No. There’s no real reason for anyone of average or above average intelligence to ever have their IQ tested. Proof of an above average score can do nothing for you except perhaps qualify you for Mensa membership, or for admission into some school gifted programs if you are a K-12 student.
The primary purpose and IMHO pretty much the only legitimate use for IQ testing is to help identify people with learning disabilities or mental handicaps.
As much of a pain-in-the-butt as “Marylin” is (and you know who I’m talking about), she made a good point about test-taking in general. She said something to the effect of the following:
When they ask you who wrote “Romeo and Juliet,” don’t bother discussing Bacon. Just say “Shakespeare” and go on to the next question.
As far as whether IQ tests measure intelligence, it’s kinda hard to say, since, as others pointed out, there’s a bootstrap problem: How can you tell if you have an objective measure of intelligence without already having an objective measure of intelligence?
But I would guess that, at a minimum, IQ/SAT score/whatever are rough indicators of intelligence.
what if there is a different intelligence*effort curve for each range of math scores. assuming the Idiot Quotient is accurate for the moment. a person with a 150 IQ doing 3 hrs of math per week could score 750 while a person with a 130 IQ could get the same score doing 5 hrs per week. of course this assumes other factors equal like teachers and quality of books, peaceful home life, etc.
it might be safe to say a person with an IQ of 90 could never score 750. so a certain score on the SAT may mean that the individual has a certain minimum level of dumbness. this does not mean that people with lower scores are more dumb however.
i’m not sure how much that means since i believe the schools are designed to teach people to think stupid anyway. why can’t the geography teachers figure out it makes no sense to call europe a continent. it is merely a peninsula hanging off the west end of asia. it’s that feudian thing. peninsula envy.
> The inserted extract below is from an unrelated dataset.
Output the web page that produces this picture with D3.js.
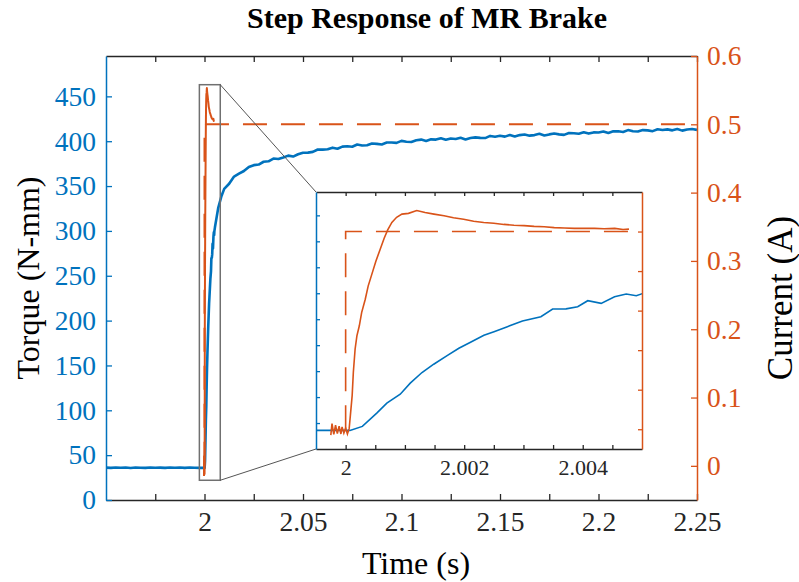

I’m not sure they’re even useful in cases like this. Two of the students in the special ed preschool-k program I worked in had to be tested this spring for their 3 year IEP evaluations (for the 6th birthdays. One child has autism, the other has Downs) and the testers thought that the tests gave inaccurate pictures of what the boys were capable of. Neither was very cooperative with taking the tests, so that obviously skewed the results to a large degree. The boy with Downs had scores for sectional tests ranging from the 50s to 108(the lower scores generally were earned the days he was throwing things all over the place, and the higher ones when he was being cooperative), which made the test hard to score over-all. The psychologist seemed to think that with such huge discrepancies, it measured nothing accurately but his williness/unwilliness to take the sections of the test. :rolleyes:
Something I found interesting was that converter page that johncole gave has a conversion into SAT scores. According to that, given my Stanford-Binet score, it seems to think I should have done about 150 points better on the SATs than I did in reality. (btw this is a link to a program that will convert pre-1995 scores into “modern” ones http://englishplus.com/pub/satcon20.zip ) Which does not take into consideration that going by the S-B score I do fall into the genius range (not by much, though), but can’t do math to save my life. How many people do you know scored 250 points higher on the verbal section?